* [Written request] Exactly reproduce the lines that run from the one containing "Write a Python" through the one containing "plt.rcParams['font.family'] = ['Liberation", ends included, with no pictures.
[Input for this task start]
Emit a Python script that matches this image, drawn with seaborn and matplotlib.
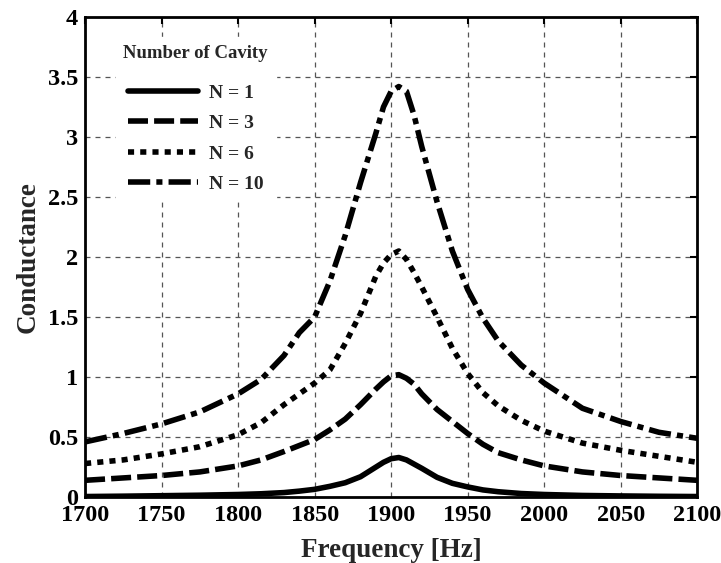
import numpy as np
import pandas as pd
import matplotlib
matplotlib.use("Agg")
import matplotlib.pyplot as plt
from matplotlib.ticker import FuncFormatter
import seaborn as sns

# Frequency sweep [Hz]
freq = [1700, 1725, 1750, 1775, 1800, 1815, 1830, 1840, 1850, 1860,
        1870, 1880, 1890, 1895, 1900, 1905, 1910, 1915, 1920, 1930,
        1940, 1950, 1960, 1970, 1985, 2000, 2025, 2050, 2075, 2100]

# Conductance for each number of cavities
g_n1 = [0.005, 0.008, 0.012, 0.016, 0.022, 0.028, 0.038, 0.050, 0.065, 0.090,
        0.120, 0.170, 0.250, 0.290, 0.320, 0.330, 0.310, 0.275, 0.240, 0.165,
        0.115, 0.085, 0.060, 0.045, 0.030, 0.022, 0.014, 0.010, 0.007, 0.005]
g_n3 = [0.14, 0.16, 0.18, 0.21, 0.26, 0.31, 0.38, 0.43, 0.48, 0.56,
        0.65, 0.77, 0.90, 0.96, 1.01, 1.02, 0.99, 0.94, 0.86, 0.73,
        0.63, 0.53, 0.44, 0.37, 0.31, 0.26, 0.21, 0.18, 0.16, 0.14]
g_n6 = [0.28, 0.31, 0.36, 0.42, 0.52, 0.62, 0.77, 0.86, 0.95, 1.06,
        1.28, 1.53, 1.84, 1.95, 2.02, 2.05, 1.98, 1.87, 1.75, 1.50,
        1.24, 1.03, 0.87, 0.76, 0.64, 0.55, 0.45, 0.39, 0.34, 0.29]
g_n10 = [0.46, 0.53, 0.61, 0.71, 0.86, 0.98, 1.18, 1.37, 1.50, 1.80,
         2.18, 2.62, 3.03, 3.25, 3.38, 3.42, 3.38, 3.18, 2.92, 2.46,
         2.05, 1.73, 1.49, 1.30, 1.10, 0.95, 0.74, 0.63, 0.54, 0.49]

labels = ["N = 1", "N = 3", "N = 6", "N = 10"]
series = [g_n1, g_n3, g_n6, g_n10]
x_ticks = [1700, 1750, 1800, 1850, 1900, 1950, 2000, 2050, 2100]
y_ticks = [0, 0.5, 1, 1.5, 2, 2.5, 3, 3.5, 4]

sns.set_theme(style="white")
plt.rcParams["font.family"] = ["Liberation Serif", "DejaVu Serif"]
plt.rcParams["font.weight"] = "bold"
plt.rcParams["axes.labelweight"] = "bold"

styles = ["-", (0, (3.6, 1.1)), (0, (1.1, 1.1)), (0, (4.0, 1.1, 1.1, 1.1))]

fig = plt.figure(figsize=(7.21, 5.63), dpi=100)
ax = fig.add_axes([0.118, 0.117, 0.849, 0.853])

for lab, vals, ls in zip(labels, series, styles):
    df = pd.DataFrame({"Frequency": freq, "Conductance": vals})
    sns.lineplot(data=df, x="Frequency", y="Conductance", ax=ax, color="black",
                 linewidth=4.0, linestyle=ls, label=lab, zorder=3,
                 solid_joinstyle="round", dash_joinstyle="round")

ax.set_xlim(1700, 2100)
ax.set_ylim(0, 4)
ax.set_xticks(x_ticks)
ax.set_yticks(y_ticks)
ax.yaxis.set_major_formatter(FuncFormatter(lambda v, p: f"{v:g}"))
ax.grid(True, color="#555555", linestyle=(0, (4, 4)), linewidth=0.9)
ax.set_axisbelow(True)

for s in ax.spines.values():
    s.set_visible(True)
    s.set_color("black")
    s.set_linewidth(2.0)

ax.tick_params(axis="both", direction="in", length=5, width=1.5,
               top=True, right=True, labelsize=17.5, colors="black")
ax.tick_params(axis="x", pad=6)
ax.tick_params(axis="y", pad=5)
for t in ax.get_xticklabels() + ax.get_yticklabels():
    t.set_fontweight("bold")

ax.set_xlabel("Frequency [Hz]", fontsize=19.5, fontweight="bold", labelpad=8)
ax.set_ylabel("Conductance", fontsize=19.5, fontweight="bold", labelpad=5)

leg = ax.legend(title="Number of Cavity", loc="upper left",
                bbox_to_anchor=(0.05, 0.958), frameon=True,
                prop={"size": 14, "weight": "bold"},
                title_fontproperties={"size": 13.5, "weight": "bold"},
                handlelength=3.6, handletextpad=0.55, labelspacing=0.66,
                borderaxespad=0.0)
# extra room between the legend title and its entries
leg._legend_box.sep = 16
frame = leg.get_frame()
frame.set_facecolor("white")
frame.set_edgecolor("white")
frame.set_alpha(1.0)

fig.savefig("out.png", dpi=100)
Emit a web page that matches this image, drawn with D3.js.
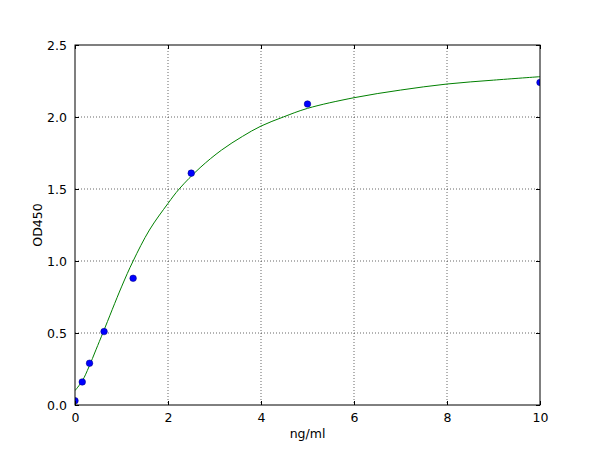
<!DOCTYPE html>
<html>
<head>
<meta charset="utf-8">
<script src="https://cdn.jsdelivr.net/npm/d3@7"></script>
<style>
  body { margin: 0; background: #fff; }
  svg text { font-family: "DejaVu Sans", sans-serif; fill: #000; }
</style>
</head>
<body>
<svg id="chart" width="600" height="450"></svg>
<script>
// standard points (concentration, OD)
const conc = [0, 0.156, 0.3125, 0.625, 1.25, 2.5, 5, 10];
const od = [0.03, 0.16, 0.29, 0.51, 0.88, 1.61, 2.09, 2.24];

// fitted curve
const curveX = [0, 0.156, 0.3, 0.45, 0.61, 1.0, 1.25, 1.6, 2.0, 2.24, 2.69, 3.15, 3.6, 4.0, 4.48, 5.0, 6.0, 7.0, 8.0, 9.0, 10.0];
const curveY = [0.10, 0.167, 0.265, 0.383, 0.509, 0.82, 1.0, 1.215, 1.40, 1.5, 1.648, 1.77, 1.865, 1.937, 2.0, 2.06, 2.134, 2.187, 2.229, 2.256, 2.28];

const xTicks = [0, 2, 4, 6, 8, 10];
const yTicks = [0.0, 0.5, 1.0, 1.5, 2.0, 2.5];

const svg = d3.select("#chart");
const m = {left: 75, right: 540, top: 45, bottom: 405};

let x = d3.scaleLinear().domain([0, 10]).range([m.left, m.right]);
let y = d3.scaleLinear().domain([0, 2.5]).range([m.bottom, m.top]);

// grid
let grid = svg.append("g");
grid.selectAll("line.gx").data(xTicks.slice(1, -1)).enter().append("line")
    .attr("x1", d => x(d)).attr("x2", d => x(d))
    .attr("y1", m.top).attr("y2", m.bottom)
    .attr("stroke", "#000").attr("stroke-width", 0.6)
    .attr("stroke-dasharray", "1,2");
grid.selectAll("line.gy").data(yTicks.slice(1, -1)).enter().append("line")
    .attr("y1", d => y(d)).attr("y2", d => y(d))
    .attr("x1", m.left).attr("x2", m.right)
    .attr("stroke", "#000").attr("stroke-width", 0.6)
    .attr("stroke-dasharray", "1,2");

svg.append("clipPath").attr("id", "clip")
    .append("rect").attr("x", m.left).attr("y", m.top)
    .attr("width", m.right - m.left).attr("height", m.bottom - m.top);

let plot = svg.append("g").attr("clip-path", "url(#clip)");

let line = d3.line()
    .x(d => x(d[0]))
    .y(d => y(d[1]))
    .curve(d3.curveCatmullRom);

plot.append("path")
    .datum(d3.zip(curveX, curveY))
    .attr("d", line)
    .attr("fill", "none")
    .attr("stroke", "#008000")
    .attr("stroke-width", 1);

plot.selectAll("circle").data(d3.zip(conc, od)).enter().append("circle")
    .attr("cx", d => x(d[0]))
    .attr("cy", d => y(d[1]))
    .attr("r", 3.3)
    .attr("fill", "#0000ff")
    .attr("stroke", "#00007a")
    .attr("stroke-width", 0.5);

// axes, ticks inward on all four sides
let xAxisB = d3.axisBottom(x).tickValues(xTicks).tickSizeInner(-4).tickSizeOuter(0)
    .tickPadding(8).tickFormat(d3.format("d"));
let xAxisT = d3.axisTop(x).tickValues(xTicks).tickSizeInner(-4).tickSizeOuter(0).tickFormat("");
let yAxisL = d3.axisLeft(y).tickValues(yTicks).tickSizeInner(-4).tickSizeOuter(0)
    .tickPadding(8).tickFormat(d3.format(".1f"));
let yAxisR = d3.axisRight(y).tickValues(yTicks).tickSizeInner(-4).tickSizeOuter(0).tickFormat("");

svg.append("g").attr("transform", `translate(0,${m.bottom})`).call(xAxisB);
svg.append("g").attr("transform", `translate(0,${m.top})`).call(xAxisT);
svg.append("g").attr("transform", `translate(${m.left},0)`).call(yAxisL);
svg.append("g").attr("transform", `translate(${m.right},0)`).call(yAxisR);

svg.selectAll(".domain").remove();
svg.selectAll(".tick line").attr("stroke", "#000").attr("stroke-width", 1);
svg.selectAll(".tick text").attr("font-size", 12.5).attr("font-family", "DejaVu Sans");

svg.append("rect")
    .attr("x", m.left).attr("y", m.top)
    .attr("width", m.right - m.left).attr("height", m.bottom - m.top)
    .attr("fill", "none").attr("stroke", "#000").attr("stroke-width", 1);

svg.append("text")
    .attr("x", (m.left + m.right) / 2).attr("y", 438)
    .attr("text-anchor", "middle").attr("font-size", 12.5)
    .text("ng/ml");

svg.append("text")
    .attr("transform", `translate(42,${(m.top + m.bottom) / 2}) rotate(-90)`)
    .attr("text-anchor", "middle").attr("font-size", 12.5)
    .text("OD450");
</script>
</body>
</html>
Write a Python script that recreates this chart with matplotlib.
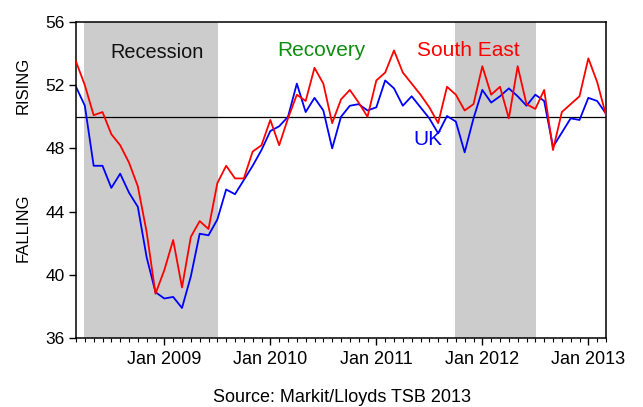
import matplotlib
matplotlib.use("Agg")
import matplotlib.pyplot as plt
import numpy as np

plt.rcParams['font.family'] = ['Liberation Sans', 'DejaVu Sans']

# Monthly observations, Mar 2008 .. Mar 2013
months = list(range(61))
south_east = [53.5, 52.0, 50.1, 50.3, 48.9, 48.2, 47.1, 45.6, 42.7, 38.8,
              40.3, 42.2, 39.2, 42.4, 43.4, 42.9, 45.8, 46.9, 46.1, 46.1,
              47.8, 48.2, 49.8, 48.2, 49.9, 51.4, 51.0, 53.1, 52.1, 49.6,
              51.1, 51.7, 50.9, 50.0, 52.3, 52.8, 54.2, 52.8, 52.1, 51.4,
              50.6, 49.6, 51.9, 51.4, 50.4, 50.8, 53.2, 51.4, 51.9, 49.9,
              53.2, 50.8, 50.5, 51.7, 47.9, 50.3, 50.8, 51.3, 53.7, 52.2,
              50.1]
uk = [51.9, 50.7, 46.9, 46.9, 45.5, 46.4, 45.2, 44.3, 41.1, 38.9,
      38.5, 38.6, 37.9, 39.9, 42.6, 42.5, 43.5, 45.4, 45.1, 46.0,
      46.9, 47.9, 49.1, 49.4, 50.0, 52.1, 50.3, 51.2, 50.4, 48.0,
      50.0, 50.7, 50.8, 50.4, 50.6, 52.3, 51.8, 50.7, 51.3, 50.6,
      49.9, 48.95, 50.05, 49.7, 47.75, 49.9, 51.7, 50.9, 51.3, 51.8,
      51.3, 50.7, 51.4, 51.0, 48.1, 49.0, 49.9, 49.8, 51.2, 51.0,
      50.2]
tick_positions = [10, 22, 34, 46, 58]
tick_labels = ["Jan 2009", "Jan 2010", "Jan 2011", "Jan 2012", "Jan 2013"]
shaded = [(0.94, 16.05), (42.9, 52.1)]
y_ticks = [36, 40, 44, 48, 52, 56]

fig = plt.figure(figsize=(6.43, 4.07), dpi=100)
ax = fig.add_axes([76/643, 1-338/407, 530/643, 316/407])

for a, b in shaded:
    ax.axvspan(a, b, color='#cccccc', lw=0, zorder=0)
ax.axhline(50, color='black', lw=0.9, zorder=1)
ax.plot(months, south_east, color='#ff0000', lw=1.3, zorder=3)
ax.plot(months, uk, color='#0000ff', lw=1.3, zorder=2)

ax.set_xlim(0, 60)
ax.set_ylim(36, 56)
ax.set_xticks(tick_positions)
ax.set_xticklabels(tick_labels)
ax.set_xticks(months, minor=True)
ax.set_yticks(y_ticks)
ax.tick_params(axis='x', which='major', direction='out', length=5, width=1, labelsize=13, pad=4)
ax.tick_params(axis='x', which='minor', direction='out', length=3, width=0.8)
ax.tick_params(axis='y', direction='out', length=5, width=1, labelsize=12.5, pad=3)
for s in ax.spines.values():
    s.set_linewidth(1.1)

ax.text(9.17, 53.72, "Recession", ha='center', va='baseline', fontsize=14.3, color='#111111')
ax.text(27.8, 53.85, "Recovery", ha='center', va='baseline', fontsize=15, color='#108c10')
ax.text(44.45, 53.85, "South East", ha='center', va='baseline', fontsize=15, color='#ff0000')
ax.text(39.86, 48.22, "UK", ha='center', va='baseline', fontsize=15, color='#0000ff')

fig.text(23/643, 1-85.5/407, "RISING", rotation=90, ha='center', va='center', fontsize=12)
fig.text(23/643, 1-227.5/407, "FALLING", rotation=90, ha='center', va='center', fontsize=12)
fig.text(342/643, 1-398/407, "Source: Markit/Lloyds TSB 2013", ha='center', va='center', fontsize=13)

fig.savefig("out.png", dpi=100)
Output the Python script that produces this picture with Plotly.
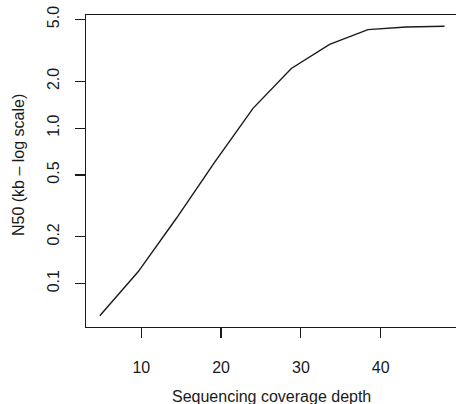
import plotly.graph_objects as go

# Data
coverage = [4.8, 9.6, 14.4, 19.2, 24.0, 28.8, 33.6, 38.4, 43.2, 48.0]
n50_kb = [0.062, 0.119, 0.263, 0.604, 1.34, 2.42, 3.46, 4.30, 4.47, 4.52]
x_ticks = [10, 20, 30, 40]
y_ticks = [0.1, 0.2, 0.5, 1.0, 2.0, 5.0]
y_tick_labels = ["0.1", "0.2", "0.5", "1.0", "2.0", "5.0"]
x_title = "Sequencing coverage depth"
y_title = "N50 (kb \u2013 log scale)"

FONT = "Liberation Sans, Arial, Helvetica, sans-serif"
INK = "#1a1a1a"

fig = go.Figure()
fig.add_trace(go.Scatter(
    x=coverage, y=n50_kb, mode="lines",
    line=dict(color=INK, width=1.4),
    showlegend=False, hoverinfo="skip",
))

fig.update_layout(
    width=456, height=404,
    margin=dict(l=86, r=0, t=15, b=77),
    paper_bgcolor="white", plot_bgcolor="white",
    font=dict(family=FONT, size=16, color=INK),
    xaxis=dict(
        range=[3.07, 49.44],
        tickvals=x_ticks,
        ticks="outside", ticklen=10, tickwidth=1.2, tickcolor=INK,
        showline=True, linecolor=INK, linewidth=1.3, mirror=True,
        showgrid=False, zeroline=False,
        ticklabelstandoff=15,
        tickfont=dict(size=16, family=FONT, color=INK),
    ),
    yaxis=dict(
        type="log",
        range=[-1.2795, 0.7276],
        tickvals=y_ticks, ticktext=y_tick_labels,
        tickangle=-90,
        ticks="outside", ticklen=10, tickwidth=1.2, tickcolor=INK,
        showline=True, linecolor=INK, linewidth=1.3, mirror=False,
        showgrid=False, zeroline=False,
        ticklabelstandoff=9,
        tickfont=dict(size=16, family=FONT, color=INK),
    ),
    annotations=[
        dict(text=x_title, xref="paper", yref="paper", x=0.5, y=0,
             xanchor="center", yanchor="middle", yshift=-69,
             showarrow=False, font=dict(size=16, family=FONT, color=INK)),
        dict(text=y_title, xref="paper", yref="paper", x=0, y=0.5,
             xanchor="center", yanchor="middle", xshift=-68, yshift=6,
             textangle=-90,
             showarrow=False, font=dict(size=16, family=FONT, color=INK)),
    ],
)

fig.write_html(
    "out.html",
    config={"displayModeBar": False, "staticPlot": True},
    post_script="document.body.style.margin='0';document.body.style.overflow='hidden';",
)
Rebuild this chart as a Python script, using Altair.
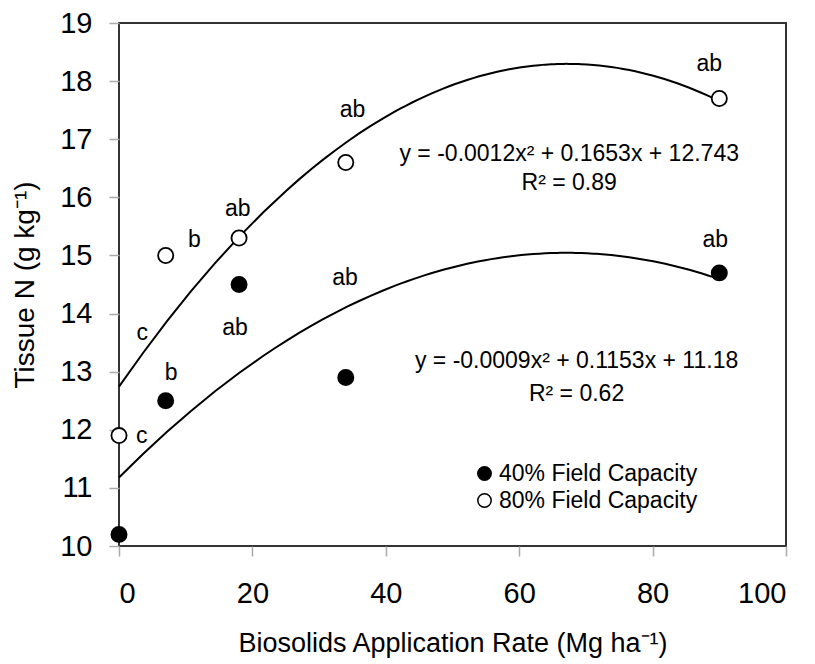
import altair as alt
import pandas as pd

# ---- data ----
rate = [0, 7, 18, 34, 90]
n40 = [10.2, 12.5, 14.5, 12.9, 14.7]
n80 = [11.9, 15.0, 15.3, 16.6, 17.7]
series_names = ["40% Field Capacity", "80% Field Capacity"]

# significance letters (x, y, text)
letter_x = [3.4, 11.3, 17.8, 35.0, 88.5, 3.5, 7.8, 17.4, 33.9, 89.4]
letter_y = [11.9, 15.27, 15.8, 17.5, 18.3, 13.67, 12.97, 13.75, 14.62, 15.27]
letter_t = ["c", "b", "ab", "ab", "ab", "c", "b", "ab", "ab", "ab"]

# equation annotations
eq_x = [67.5, 67.5, 68.6, 68.6]
eq_y = [16.75, 16.24, 13.18, 12.61]
eq_t = ["y = -0.0012x\u00b2 + 0.1653x + 12.743", "R\u00b2 = 0.89",
        "y = -0.0009x\u00b2 + 0.1153x + 11.18", "R\u00b2 = 0.62"]

FONT = "Liberation Sans"

pts = pd.DataFrame({
    "rate": rate * 2,
    "N": n40 + n80,
    "series": [series_names[0]] * len(rate) + [series_names[1]] * len(rate),
})
letters = pd.DataFrame({"x": letter_x, "y": letter_y, "t": letter_t})
eqs = pd.DataFrame({"x": eq_x, "y": eq_y, "t": eq_t})

xs = alt.Scale(domain=[0, 100], nice=False)
ys = alt.Scale(domain=[10, 19], nice=False, zero=False)

xaxis = alt.Axis(values=[0, 20, 40, 60, 80, 100], format="d",
                 title="Biosolids Application Rate (Mg ha\u207b\u00b9)",
                 labelFontSize=29, titleFontSize=27, labelPadding=23, titlePadding=22,
                 tickSize=10, tickColor="#aaaaaa", tickWidth=1.5, grid=False, domain=False,
                 labelColor="black", titleColor="black", titleFontWeight="normal",
                 labelFont=FONT, titleFont=FONT)
yaxis = alt.Axis(values=list(range(10, 20)), format="d", title="Tissue N (g kg\u207b\u00b9)",
                 labelFontSize=29, titleFontSize=28, labelPadding=17, titlePadding=20,
                 tickSize=10, tickColor="#aaaaaa", tickWidth=1.5, grid=False, domain=False,
                 labelColor="black", titleColor="black", titleFontWeight="normal",
                 labelFont=FONT, titleFont=FONT)

base = alt.Chart(pts)

curves = base.transform_regression(
    "rate", "N", method="poly", order=2, groupby=["series"], extent=[0, 90]
).mark_line(color="black", strokeWidth=2).encode(
    x=alt.X("rate:Q", scale=xs, axis=xaxis),
    y=alt.Y("N:Q", scale=ys, axis=yaxis),
    detail="series:N",
)

points = base.mark_point(shape="circle", size=230, filled=True, stroke="black",
                         strokeWidth=1.8, opacity=1).encode(
    x=alt.X("rate:Q", scale=xs),
    y=alt.Y("N:Q", scale=ys),
    fill=alt.Fill("series:N",
                  scale=alt.Scale(domain=series_names, range=["black", "white"]),
                  legend=alt.Legend(title=None, orient="none", legendX=354, legendY=439,
                                    labelFontSize=23, labelFont=FONT, labelColor="black",
                                    labelLimit=0,
                                    symbolSize=180, symbolStrokeColor="black",
                                    symbolStrokeWidth=1.5, labelOffset=3, rowPadding=3,
                                    symbolType="circle")),
)

letter_marks = alt.Chart(letters).mark_text(font=FONT, fontSize=23, color="black").encode(
    x=alt.X("x:Q", scale=xs), y=alt.Y("y:Q", scale=ys), text="t:N"
)
eq_marks = alt.Chart(eqs).mark_text(font=FONT, fontSize=23, color="black").encode(
    x=alt.X("x:Q", scale=xs), y=alt.Y("y:Q", scale=ys), text="t:N"
)

chart = alt.layer(curves, points, letter_marks, eq_marks).properties(
    width=667, height=523,
    autosize=alt.AutoSizeParams(type="none"),
    padding={"left": 111, "top": 15, "right": 20, "bottom": 116},
    background="white",
).configure_view(stroke="#333333", strokeWidth=2)

chart.save("out.html", embed_options={"renderer": "svg", "actions": False})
[Input for this task end]
* [Answer]
Write a Python script that recreates this chart with matplotlib.
import matplotlib
matplotlib.use("Agg")
import matplotlib.pyplot as plt
import numpy as np

plt.rcParams['font.family'] = ['Liberation Sans', 'DejaVu Sans']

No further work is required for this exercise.